▶ EXERCISE AIM: Return all entries precisely as they stand, without the images.

## BEGIN

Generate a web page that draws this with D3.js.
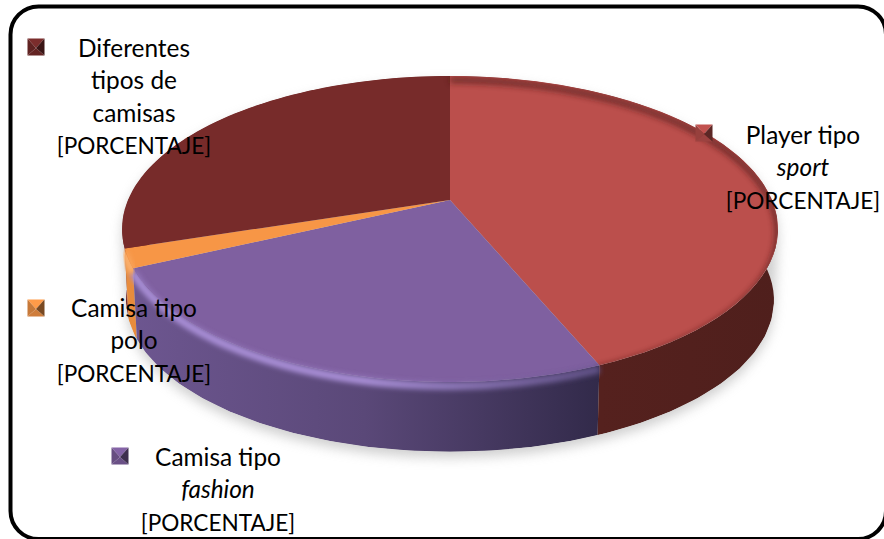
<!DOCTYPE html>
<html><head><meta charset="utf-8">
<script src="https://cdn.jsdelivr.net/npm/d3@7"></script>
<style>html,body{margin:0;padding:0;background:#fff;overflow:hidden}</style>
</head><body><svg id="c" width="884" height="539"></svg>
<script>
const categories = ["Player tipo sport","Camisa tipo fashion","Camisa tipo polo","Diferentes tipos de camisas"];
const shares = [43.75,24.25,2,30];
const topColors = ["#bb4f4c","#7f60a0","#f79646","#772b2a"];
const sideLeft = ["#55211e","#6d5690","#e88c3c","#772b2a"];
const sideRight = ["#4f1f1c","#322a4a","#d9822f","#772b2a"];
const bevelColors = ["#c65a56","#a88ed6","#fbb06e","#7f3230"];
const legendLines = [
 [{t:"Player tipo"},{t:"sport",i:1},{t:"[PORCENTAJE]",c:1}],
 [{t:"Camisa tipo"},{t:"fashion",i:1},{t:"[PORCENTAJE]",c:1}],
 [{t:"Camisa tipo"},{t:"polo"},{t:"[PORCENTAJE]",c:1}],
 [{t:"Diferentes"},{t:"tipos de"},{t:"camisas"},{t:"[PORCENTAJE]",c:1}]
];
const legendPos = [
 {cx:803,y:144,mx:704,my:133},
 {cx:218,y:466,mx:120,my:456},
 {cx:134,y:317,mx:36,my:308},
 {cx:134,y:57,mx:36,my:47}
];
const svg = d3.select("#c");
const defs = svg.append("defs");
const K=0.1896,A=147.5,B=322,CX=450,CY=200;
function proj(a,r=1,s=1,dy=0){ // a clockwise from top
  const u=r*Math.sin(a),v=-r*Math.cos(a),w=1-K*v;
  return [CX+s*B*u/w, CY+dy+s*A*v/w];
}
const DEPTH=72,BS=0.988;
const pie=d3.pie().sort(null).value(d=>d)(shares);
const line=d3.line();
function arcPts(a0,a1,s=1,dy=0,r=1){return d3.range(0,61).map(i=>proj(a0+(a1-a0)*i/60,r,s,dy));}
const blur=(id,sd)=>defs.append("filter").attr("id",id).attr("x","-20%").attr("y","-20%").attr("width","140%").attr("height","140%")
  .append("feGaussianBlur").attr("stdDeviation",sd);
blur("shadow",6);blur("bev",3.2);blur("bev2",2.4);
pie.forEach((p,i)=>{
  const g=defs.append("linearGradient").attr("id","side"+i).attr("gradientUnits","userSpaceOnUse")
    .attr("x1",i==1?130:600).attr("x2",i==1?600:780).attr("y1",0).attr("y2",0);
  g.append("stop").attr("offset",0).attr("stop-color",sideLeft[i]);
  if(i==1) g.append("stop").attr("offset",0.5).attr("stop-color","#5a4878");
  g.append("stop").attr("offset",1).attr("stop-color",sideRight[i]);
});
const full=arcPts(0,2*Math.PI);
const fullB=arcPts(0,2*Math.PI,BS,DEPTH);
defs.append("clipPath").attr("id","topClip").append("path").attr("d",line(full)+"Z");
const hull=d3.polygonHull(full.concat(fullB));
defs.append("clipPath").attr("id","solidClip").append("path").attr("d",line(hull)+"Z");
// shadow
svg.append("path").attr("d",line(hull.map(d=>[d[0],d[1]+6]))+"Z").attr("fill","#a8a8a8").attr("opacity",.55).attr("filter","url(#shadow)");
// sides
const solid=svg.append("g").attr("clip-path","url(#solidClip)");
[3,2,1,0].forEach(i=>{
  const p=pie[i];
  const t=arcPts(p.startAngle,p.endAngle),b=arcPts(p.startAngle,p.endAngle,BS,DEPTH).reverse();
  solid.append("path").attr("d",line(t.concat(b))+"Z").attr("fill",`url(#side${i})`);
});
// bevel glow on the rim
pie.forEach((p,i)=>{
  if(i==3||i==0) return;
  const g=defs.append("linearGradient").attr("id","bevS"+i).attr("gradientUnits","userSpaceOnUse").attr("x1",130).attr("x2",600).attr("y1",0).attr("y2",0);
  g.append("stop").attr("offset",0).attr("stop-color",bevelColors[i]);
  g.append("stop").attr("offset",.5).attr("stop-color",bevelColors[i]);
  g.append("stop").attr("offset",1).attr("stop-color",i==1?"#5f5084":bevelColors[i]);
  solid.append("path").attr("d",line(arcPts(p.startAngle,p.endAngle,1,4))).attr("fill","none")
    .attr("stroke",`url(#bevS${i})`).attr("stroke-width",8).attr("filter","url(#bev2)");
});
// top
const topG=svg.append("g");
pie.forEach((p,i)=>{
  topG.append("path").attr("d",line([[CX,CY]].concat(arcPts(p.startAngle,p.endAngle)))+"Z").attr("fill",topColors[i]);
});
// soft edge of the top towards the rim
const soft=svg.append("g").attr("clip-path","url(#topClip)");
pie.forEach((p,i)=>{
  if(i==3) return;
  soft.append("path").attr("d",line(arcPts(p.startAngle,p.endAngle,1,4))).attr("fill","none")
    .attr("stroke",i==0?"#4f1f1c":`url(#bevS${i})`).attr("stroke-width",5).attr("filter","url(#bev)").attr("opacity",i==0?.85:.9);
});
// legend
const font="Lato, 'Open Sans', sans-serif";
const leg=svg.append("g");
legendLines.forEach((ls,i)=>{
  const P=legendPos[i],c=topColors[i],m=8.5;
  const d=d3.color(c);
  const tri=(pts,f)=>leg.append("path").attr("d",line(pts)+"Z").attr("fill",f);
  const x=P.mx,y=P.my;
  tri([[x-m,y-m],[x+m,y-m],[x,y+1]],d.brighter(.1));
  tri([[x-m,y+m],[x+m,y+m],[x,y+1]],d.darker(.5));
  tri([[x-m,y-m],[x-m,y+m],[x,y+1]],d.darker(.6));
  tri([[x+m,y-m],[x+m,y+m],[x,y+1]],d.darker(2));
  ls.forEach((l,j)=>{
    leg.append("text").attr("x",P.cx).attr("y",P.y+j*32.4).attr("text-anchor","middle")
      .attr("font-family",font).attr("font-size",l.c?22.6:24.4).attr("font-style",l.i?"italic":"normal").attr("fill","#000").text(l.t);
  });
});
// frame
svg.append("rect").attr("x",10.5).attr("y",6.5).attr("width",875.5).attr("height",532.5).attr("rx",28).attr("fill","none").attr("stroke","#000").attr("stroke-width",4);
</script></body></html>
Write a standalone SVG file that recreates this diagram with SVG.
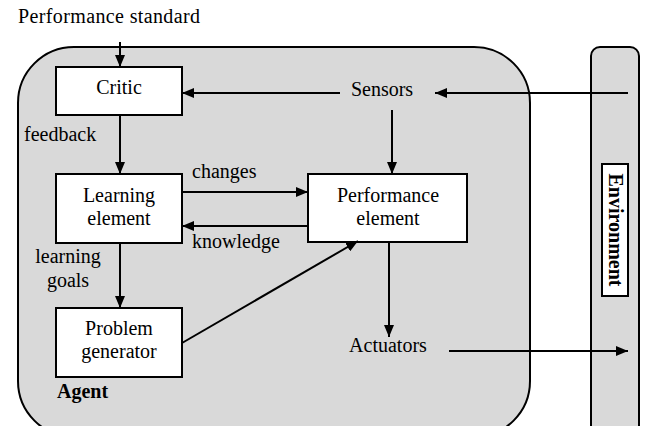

## END

▶ EXERCISE RESPONSE:
Generate a web page that draws this with D3.js.
<!DOCTYPE html>
<html><head><meta charset="utf-8">
<script src="https://cdn.jsdelivr.net/npm/d3@7"></script>
<style>html,body{margin:0;padding:0;background:#fff;overflow:hidden}</style>
</head><body><svg id="c" width="884" height="539"></svg>
<script>
const categories = ["Player tipo sport","Camisa tipo fashion","Camisa tipo polo","Diferentes tipos de camisas"];
const shares = [43.75,24.25,2,30];
const topColors = ["#bb4f4c","#7f60a0","#f79646","#772b2a"];
const sideLeft = ["#55211e","#6d5690","#e88c3c","#772b2a"];
const sideRight = ["#4f1f1c","#322a4a","#d9822f","#772b2a"];
const bevelColors = ["#c65a56","#a88ed6","#fbb06e","#7f3230"];
const legendLines = [
 [{t:"Player tipo"},{t:"sport",i:1},{t:"[PORCENTAJE]",c:1}],
 [{t:"Camisa tipo"},{t:"fashion",i:1},{t:"[PORCENTAJE]",c:1}],
 [{t:"Camisa tipo"},{t:"polo"},{t:"[PORCENTAJE]",c:1}],
 [{t:"Diferentes"},{t:"tipos de"},{t:"camisas"},{t:"[PORCENTAJE]",c:1}]
];
const legendPos = [
 {cx:803,y:144,mx:704,my:133},
 {cx:218,y:466,mx:120,my:456},
 {cx:134,y:317,mx:36,my:308},
 {cx:134,y:57,mx:36,my:47}
];
const svg = d3.select("#c");
const defs = svg.append("defs");
const K=0.1896,A=147.5,B=322,CX=450,CY=200;
function proj(a,r=1,s=1,dy=0){ // a clockwise from top
  const u=r*Math.sin(a),v=-r*Math.cos(a),w=1-K*v;
  return [CX+s*B*u/w, CY+dy+s*A*v/w];
}
const DEPTH=72,BS=0.988;
const pie=d3.pie().sort(null).value(d=>d)(shares);
const line=d3.line();
function arcPts(a0,a1,s=1,dy=0,r=1){return d3.range(0,61).map(i=>proj(a0+(a1-a0)*i/60,r,s,dy));}
const blur=(id,sd)=>defs.append("filter").attr("id",id).attr("x","-20%").attr("y","-20%").attr("width","140%").attr("height","140%")
  .append("feGaussianBlur").attr("stdDeviation",sd);
blur("shadow",6);blur("bev",3.2);blur("bev2",2.4);
pie.forEach((p,i)=>{
  const g=defs.append("linearGradient").attr("id","side"+i).attr("gradientUnits","userSpaceOnUse")
    .attr("x1",i==1?130:600).attr("x2",i==1?600:780).attr("y1",0).attr("y2",0);
  g.append("stop").attr("offset",0).attr("stop-color",sideLeft[i]);
  if(i==1) g.append("stop").attr("offset",0.5).attr("stop-color","#5a4878");
  g.append("stop").attr("offset",1).attr("stop-color",sideRight[i]);
});
const full=arcPts(0,2*Math.PI);
const fullB=arcPts(0,2*Math.PI,BS,DEPTH);
defs.append("clipPath").attr("id","topClip").append("path").attr("d",line(full)+"Z");
const hull=d3.polygonHull(full.concat(fullB));
defs.append("clipPath").attr("id","solidClip").append("path").attr("d",line(hull)+"Z");
// shadow
svg.append("path").attr("d",line(hull.map(d=>[d[0],d[1]+6]))+"Z").attr("fill","#a8a8a8").attr("opacity",.55).attr("filter","url(#shadow)");
// sides
const solid=svg.append("g").attr("clip-path","url(#solidClip)");
[3,2,1,0].forEach(i=>{
  const p=pie[i];
  const t=arcPts(p.startAngle,p.endAngle),b=arcPts(p.startAngle,p.endAngle,BS,DEPTH).reverse();
  solid.append("path").attr("d",line(t.concat(b))+"Z").attr("fill",`url(#side${i})`);
});
// bevel glow on the rim
pie.forEach((p,i)=>{
  if(i==3||i==0) return;
  const g=defs.append("linearGradient").attr("id","bevS"+i).attr("gradientUnits","userSpaceOnUse").attr("x1",130).attr("x2",600).attr("y1",0).attr("y2",0);
  g.append("stop").attr("offset",0).attr("stop-color",bevelColors[i]);
  g.append("stop").attr("offset",.5).attr("stop-color",bevelColors[i]);
  g.append("stop").attr("offset",1).attr("stop-color",i==1?"#5f5084":bevelColors[i]);
  solid.append("path").attr("d",line(arcPts(p.startAngle,p.endAngle,1,4))).attr("fill","none")
    .attr("stroke",`url(#bevS${i})`).attr("stroke-width",8).attr("filter","url(#bev2)");
});
// top
const topG=svg.append("g");
pie.forEach((p,i)=>{
  topG.append("path").attr("d",line([[CX,CY]].concat(arcPts(p.startAngle,p.endAngle)))+"Z").attr("fill",topColors[i]);
});
// soft edge of the top towards the rim
const soft=svg.append("g").attr("clip-path","url(#topClip)");
pie.forEach((p,i)=>{
  if(i==3) return;
  soft.append("path").attr("d",line(arcPts(p.startAngle,p.endAngle,1,4))).attr("fill","none")
    .attr("stroke",i==0?"#4f1f1c":`url(#bevS${i})`).attr("stroke-width",5).attr("filter","url(#bev)").attr("opacity",i==0?.85:.9);
});
// legend
const font="Lato, 'Open Sans', sans-serif";
const leg=svg.append("g");
legendLines.forEach((ls,i)=>{
  const P=legendPos[i],c=topColors[i],m=8.5;
  const d=d3.color(c);
  const tri=(pts,f)=>leg.append("path").attr("d",line(pts)+"Z").attr("fill",f);
  const x=P.mx,y=P.my;
  tri([[x-m,y-m],[x+m,y-m],[x,y+1]],d.brighter(.1));
  tri([[x-m,y+m],[x+m,y+m],[x,y+1]],d.darker(.5));
  tri([[x-m,y-m],[x-m,y+m],[x,y+1]],d.darker(.6));
  tri([[x+m,y-m],[x+m,y+m],[x,y+1]],d.darker(2));
  ls.forEach((l,j)=>{
    leg.append("text").attr("x",P.cx).attr("y",P.y+j*32.4).attr("text-anchor","middle")
      .attr("font-family",font).attr("font-size",l.c?22.6:24.4).attr("font-style",l.i?"italic":"normal").attr("fill","#000").text(l.t);
  });
});
// frame
svg.append("rect").attr("x",10.5).attr("y",6.5).attr("width",875.5).attr("height",532.5).attr("rx",28).attr("fill","none").attr("stroke","#000").attr("stroke-width",4);
</script></body></html>
Write a standalone SVG file that recreates this diagram with SVG.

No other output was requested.